A last case is selecting based on the objects in an array. With this method, a dict is passed in the .json[] selector. The value of the first match with the dict to the objects in a json array is returned for the .json[] selector. A match is when all key/value pairs of the dict are found in an object.
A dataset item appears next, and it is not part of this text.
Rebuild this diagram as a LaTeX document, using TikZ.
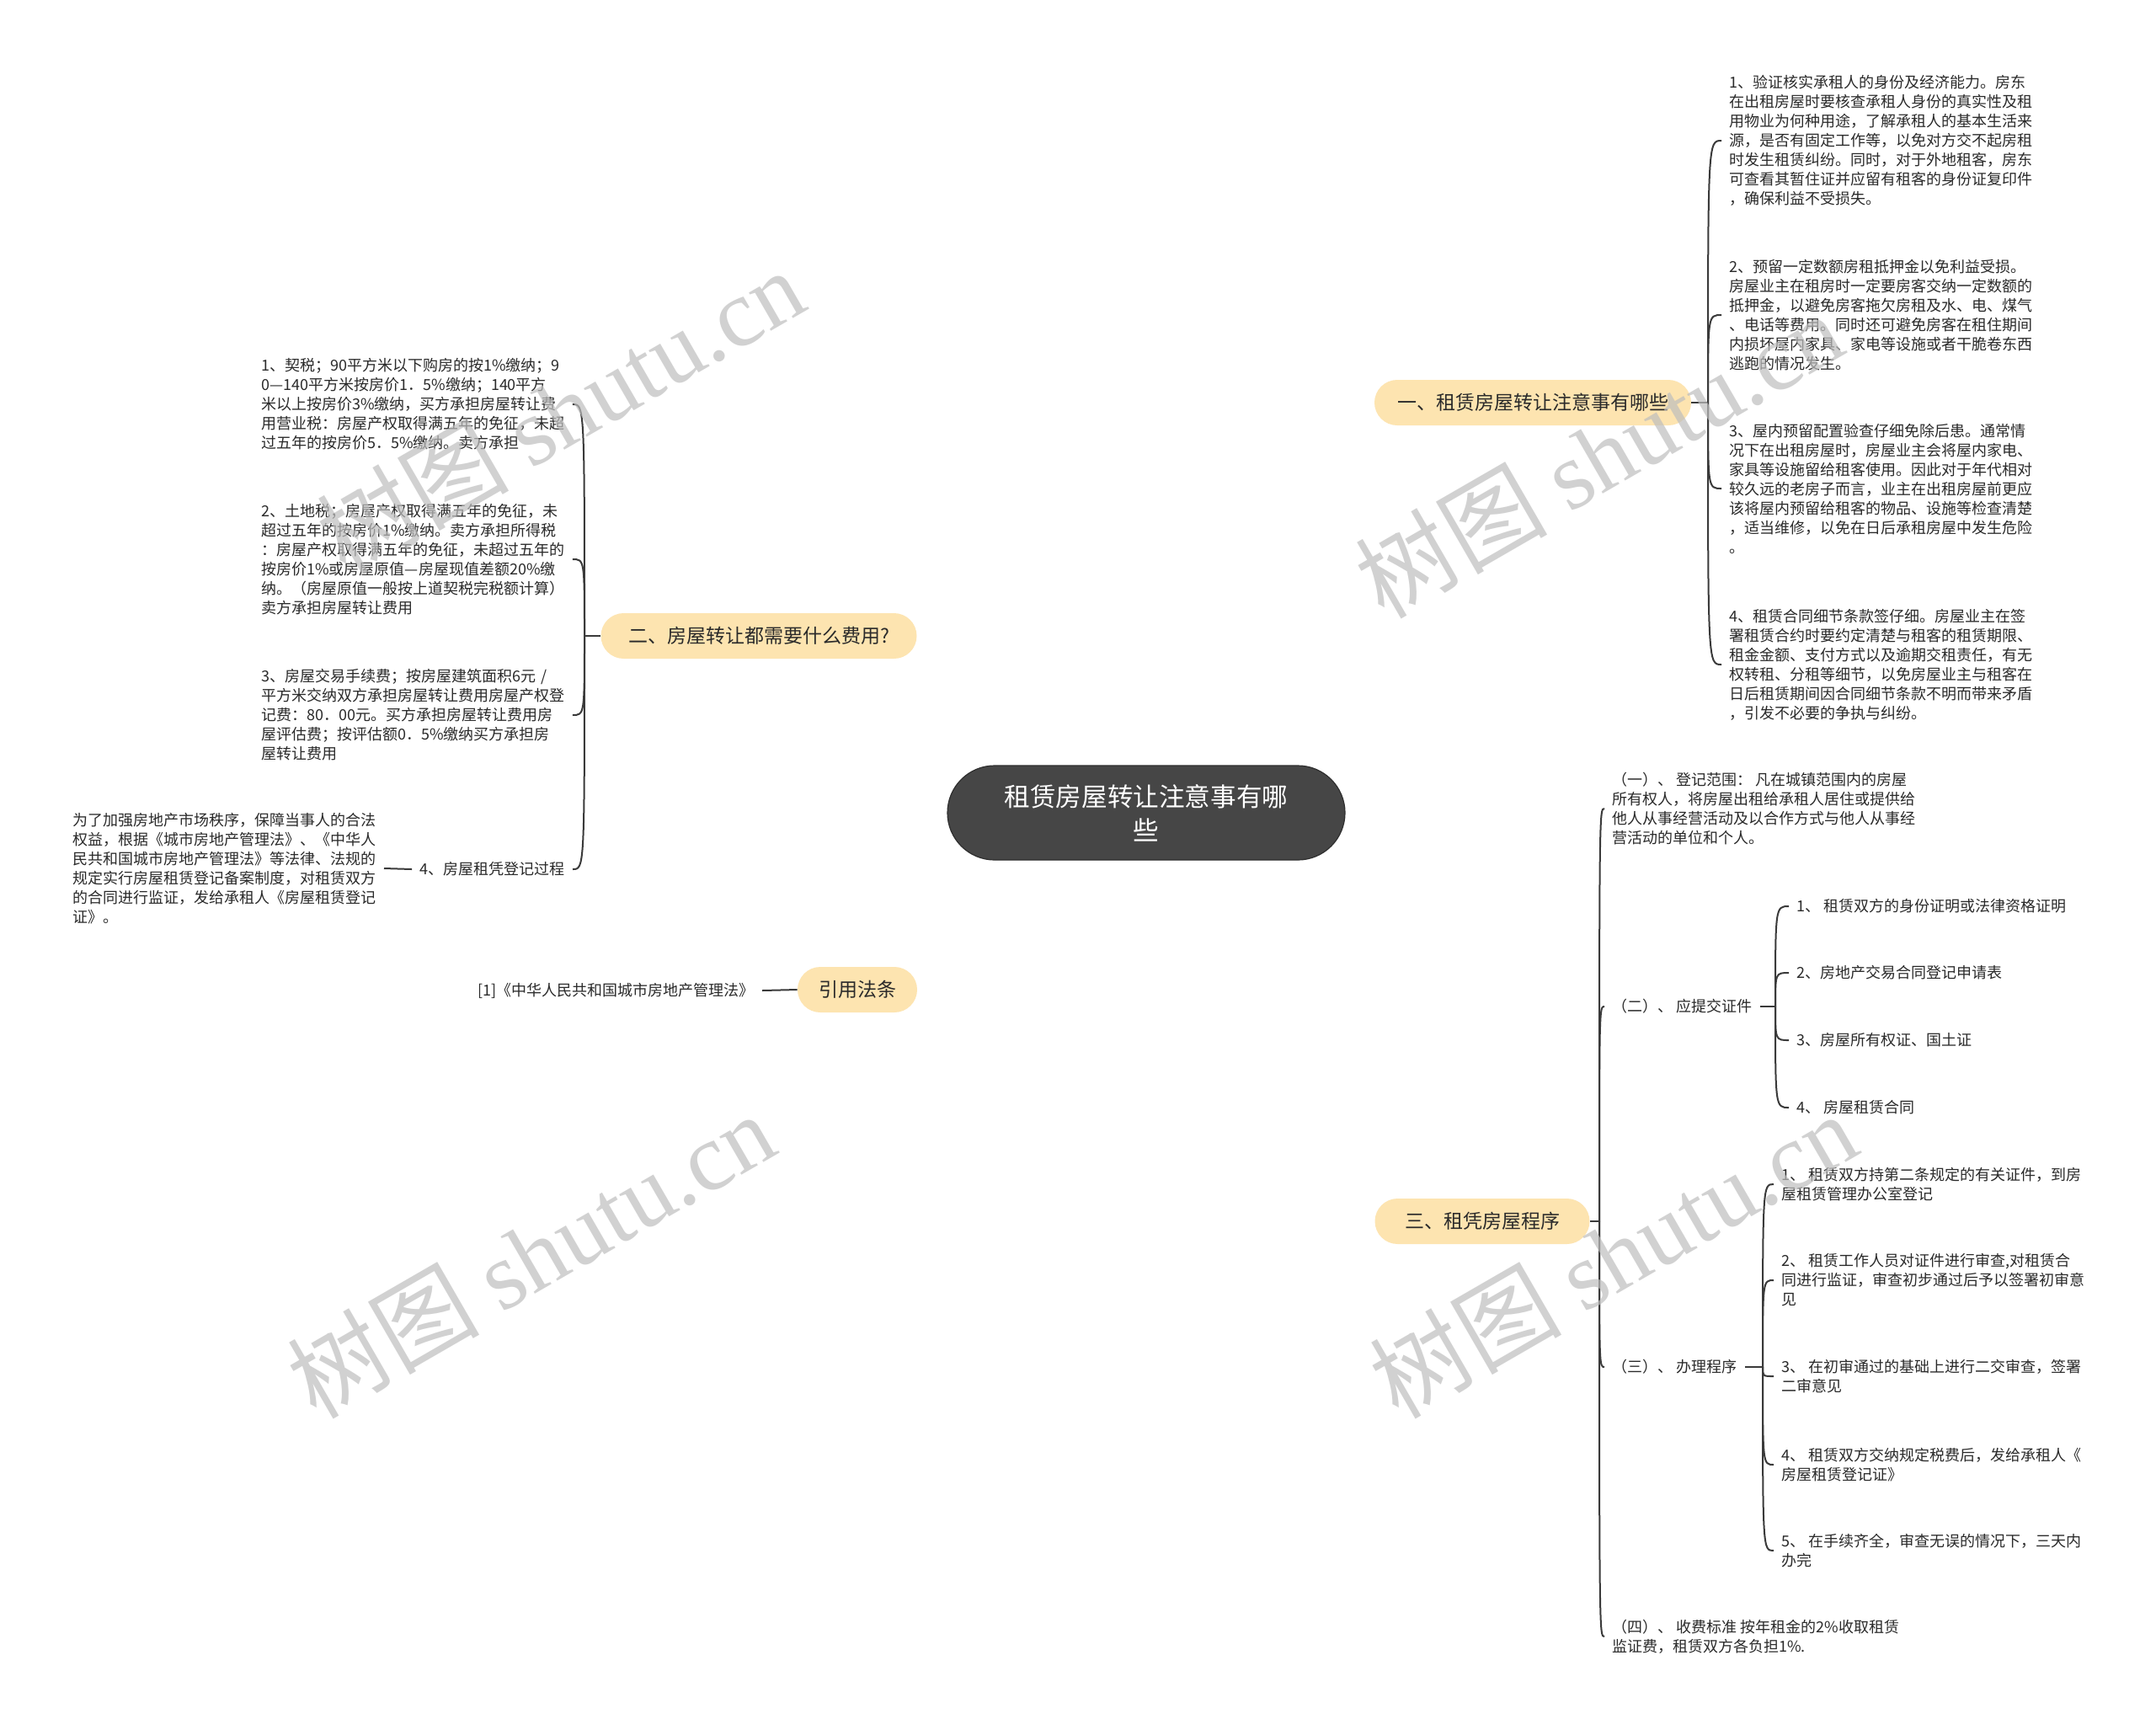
\documentclass[tikz,border=0pt]{standalone}
\usepackage{fontspec}
\setmainfont{Noto Sans CJK SC}
\newfontfamily\wmlatin{Liberation Serif}
\usetikzlibrary{calc}
\pgfdeclarelayer{bg}
\pgfdeclarelayer{fg}
\pgfsetlayers{bg,main,fg}
\definecolor{linec}{HTML}{3A3A3A}
\definecolor{rootfill}{HTML}{464646}
\definecolor{rootdraw}{HTML}{2E2E2E}
\definecolor{branchfill}{HTML}{FDE4B0}
\definecolor{txt}{HTML}{2A2A2A}
\definecolor{wm}{HTML}{BEBEBE}
\begin{document}
\begin{tikzpicture}[x=0.5pt,y=-0.5pt,
 rootnode/.style={draw=rootdraw, line width=0.6pt, fill=rootfill, text=white, rounded corners=28pt, minimum width=236pt, minimum height=56pt, align=center, font=\fontsize{15.3}{20}\selectfont, inner sep=0pt},
 branchnode/.style={fill=branchfill, text=txt, rounded corners=13.5pt, minimum height=27pt, inner sep=0pt, font=\fontsize{11.5}{14}\selectfont},
 leaf/.style={text=txt, align=left, inner ysep=0pt, inner xsep=4.5pt, font=\fontsize{9}{11.5}\selectfont},
 conn/.style={draw=linec, line width=1.3pt},
 spine/.style={draw=linec, line width=1pt},
 wmark/.style={text=wm, opacity=0.7, rotate=30, font=\fontsize{57}{60}\selectfont}
]
\useasboundingbox (0,0) rectangle (2560,2053);
\fill[white] (0,0) rectangle (2560,2053);

% root and branches
\node[rootnode] (c) at (1361,965) {租赁房屋转让注意事有哪\\些};
\node[branchnode, minimum width=188pt] (b1) at (1820,478) {一、租赁房屋转让注意事有哪些};
\node[branchnode, minimum width=187.5pt] (b2) at (901,755) {二、房屋转让都需要什么费用?};
\node[branchnode, minimum width=71pt] (bref) at (1018,1175) {引用法条};
\node[branchnode, minimum width=127.5pt] (b3) at (1760,1450) {三、租凭房屋程序};

% branch 1 children
\node[leaf, anchor=west] (e1) at (2044,167) {1、验证核实承租人的身份及经济能力。房东\\在出租房屋时要核查承租人身份的真实性及租\\用物业为何种用途，了解承租人的基本生活来\\源，是否有固定工作等，以免对方交不起房租\\时发生租赁纠纷。同时，对于外地租客，房东\\可查看其暂住证并应留有租客的身份证复印件\\，确保利益不受损失。};
\node[leaf, anchor=west] (e2) at (2044,374) {2、预留一定数额房租抵押金以免利益受损。\\房屋业主在租房时一定要房客交纳一定数额的\\抵押金，以避免房客拖欠房租及水、电、煤气\\、电话等费用。同时还可避免房客在租住期间\\内损坏屋内家具、家电等设施或者干脆卷东西\\逃跑的情况发生。};
\node[leaf, anchor=west] (e3) at (2044,580) {3、屋内预留配置验查仔细免除后患。通常情\\况下在出租房屋时，房屋业主会将屋内家电、\\家具等设施留给租客使用。因此对于年代相对\\较久远的老房子而言，业主在出租房屋前更应\\该将屋内预留给租客的物品、设施等检查清楚\\，适当维修，以免在日后承租房屋中发生危险\\。};
\node[leaf, anchor=west] (e4) at (2044,789) {4、租赁合同细节条款签仔细。房屋业主在签\\署租赁合约时要约定清楚与租客的租赁期限、\\租金金额、支付方式以及逾期交租责任，有无\\权转租、分租等细节，以免房屋业主与租客在\\日后租赁期间因合同细节条款不明而带来矛盾\\，引发不必要的争执与纠纷。};

% branch 2 children
\node[leaf, text width=180pt, anchor=west] (f1) at (301,480) {1、契税；90平方米以下购房的按1\%缴纳；9\\0—140平方米按房价1．5\%缴纳；140平方\\米以上按房价3\%缴纳，买方承担房屋转让费\\用营业税：房屋产权取得满五年的免征，未超\\过五年的按房价5．5\%缴纳。卖方承担};
\node[leaf, text width=180pt, anchor=west] (f2) at (301,664) {2、土地税；房屋产权取得满五年的免征，未\\超过五年的按房价1\%缴纳。卖方承担所得税\\：房屋产权取得满五年的免征，未超过五年的\\按房价1\%或房屋原值—房屋现值差额20\%缴\\纳。（房屋原值一般按上道契税完税额计算）\\卖方承担房屋转让费用};
\node[leaf, text width=180pt, anchor=west] (f3) at (301,849) {3、房屋交易手续费；按房屋建筑面积6元 /\\平方米交纳双方承担房屋转让费用房屋产权登\\记费：80．00元。买方承担房屋转让费用房\\屋评估费；按评估额0．5\%缴纳买方承担房\\屋转让费用};
\node[leaf, anchor=east] (f4) at (680,1032) {4、房屋租凭登记过程};
\node[leaf, text width=180pt, anchor=east] (f4a) at (456,1031) {为了加强房地产市场秩序，保障当事人的合法\\权益，根据《城市房地产管理法》、《中华人\\民共和国城市房地产管理法》等法律、法规的\\规定实行房屋租赁登记备案制度，对租赁双方\\的合同进行监证，发给承租人《房屋租赁登记\\证》。};

% reference branch child
\node[leaf, anchor=east] (r1) at (905,1176) {[1]《中华人民共和国城市房地产管理法》};

% branch 3 children
\node[leaf, anchor=west] (g1) at (1905,960) {（一）、 登记范围： 凡在城镇范围内的房屋\\所有权人，将房屋出租给承租人居住或提供给\\他人从事经营活动及以合作方式与他人从事经\\营活动的单位和个人。};
\node[leaf, anchor=west] (g2) at (1905,1195) {（二）、 应提交证件};
\node[leaf, anchor=west] (g3) at (1905,1623) {（三）、 办理程序};
\node[leaf, anchor=west] (g4) at (1905,1943) {（四）、 收费标准 按年租金的2\%收取租赁\\监证费，租赁双方各负担1\%.};

\node[leaf, anchor=west] (h1) at (2124,1076) {1、 租赁双方的身份证明或法律资格证明};
\node[leaf, anchor=west] (h2) at (2124,1155) {2、房地产交易合同登记申请表};
\node[leaf, anchor=west] (h3) at (2124,1235) {3、房屋所有权证、国土证};
\node[leaf, anchor=west] (h4) at (2124,1315) {4、 房屋租赁合同};

\node[leaf, anchor=west] (i1) at (2106,1406) {1、 租赁双方持第二条规定的有关证件，到房\\屋租赁管理办公室登记};
\node[leaf, anchor=west] (i2) at (2106,1520) {2、 租赁工作人员对证件进行审查,对租赁合\\同进行监证，审查初步通过后予以签署初审意\\见};
\node[leaf, anchor=west] (i3) at (2106,1634) {3、 在初审通过的基础上进行二交审查，签署\\二审意见};
\node[leaf, anchor=west] (i4) at (2106,1739) {4、 租赁双方交纳规定税费后，发给承租人《\\房屋租赁登记证》};
\node[leaf, anchor=west] (i5) at (2106,1841) {5、 在手续齐全，审查无误的情况下，三天内\\办完};

\coordinate (j1) at (2028,478);
\coordinate (j2) at (694,755);
\coordinate (j3) at (1899,1450);
\coordinate (j32) at (2108,1195);
\coordinate (j33) at (2093,1623);

\begin{pgfonlayer}{bg}
\draw[conn] (c.center) .. controls (1361,551) and (1415,478) .. (b1.west);
\draw[conn] (c.center) .. controls (1361,787) and (1307,755) .. (b2.east);
\draw[conn] (c.center) .. controls (1361,1143) and (1307,1175) .. (bref.east);
\draw[conn] (c.center) .. controls (1361,1377) and (1415,1450) .. (b3.west);
\end{pgfonlayer}

% branch 1 spine
\draw[spine] (b1.east) -- (j1);
\foreach \n in {e1,e2,e3,e4}{\draw[spine] (j1) .. controls (j1 |- \n.west) .. (\n.west);}
% branch 2 spine
\draw[spine] (b2.west) -- (j2);
\foreach \n in {f1,f2,f3,f4}{\draw[spine] (j2) .. controls (j2 |- \n.east) .. (\n.east);}
\draw[spine] (f4.west) -- (f4a.east);
% reference
\draw[spine] (bref.west) -- (r1.east);
% branch 3 spine
\draw[spine] (b3.east) -- (j3);
\foreach \n in {g1,g2,g3,g4}{\draw[spine] (j3) .. controls (j3 |- \n.west) .. (\n.west);}
\draw[spine] (g2.east) -- (j32);
\foreach \n in {h1,h2,h3,h4}{\draw[spine] (j32) .. controls (j32 |- \n.west) .. (\n.west);}
\draw[spine] (g3.east) -- (j33);
\foreach \n in {i1,i2,i3,i4,i5}{\draw[spine] (j33) .. controls (j33 |- \n.west) .. (\n.west);}

% watermarks
\begin{pgfonlayer}{fg}
\node[wmark] (w1) at (665,488) {树图 {\wmlatin shutu.cn}};
\node[wmark] (w2) at (1898,540) {树图 {\wmlatin shutu.cn}};
\node[wmark] (w3) at (630,1490) {树图 {\wmlatin shutu.cn}};
\node[wmark] (w4) at (1915,1490) {树图 {\wmlatin shutu.cn}};
\end{pgfonlayer}
\end{tikzpicture}
\end{document}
This can be used for selecting a subset of a json array with objects.

In:
# selecting from arrays by searching objects in the array.
df.jsonb_column.json[:{"j":"k"}].head()
Out:
_index_0
0 []
1 []
2 [{'h': 'i', 'j': 'k'}]
Name: jsonb_column, dtype: object
In:
# or:
df.jsonb_column.json[{"l":["m","n","o"]}:].head()
Out:
_index_0
0 []
1 []
2 [{'l': ['m', 'n', 'o']}, {'p': 'q'}]
Name: jsonb_column, dtype: object
SeriesJson.jsonGet access to json operations via the class that's returned through this accessor.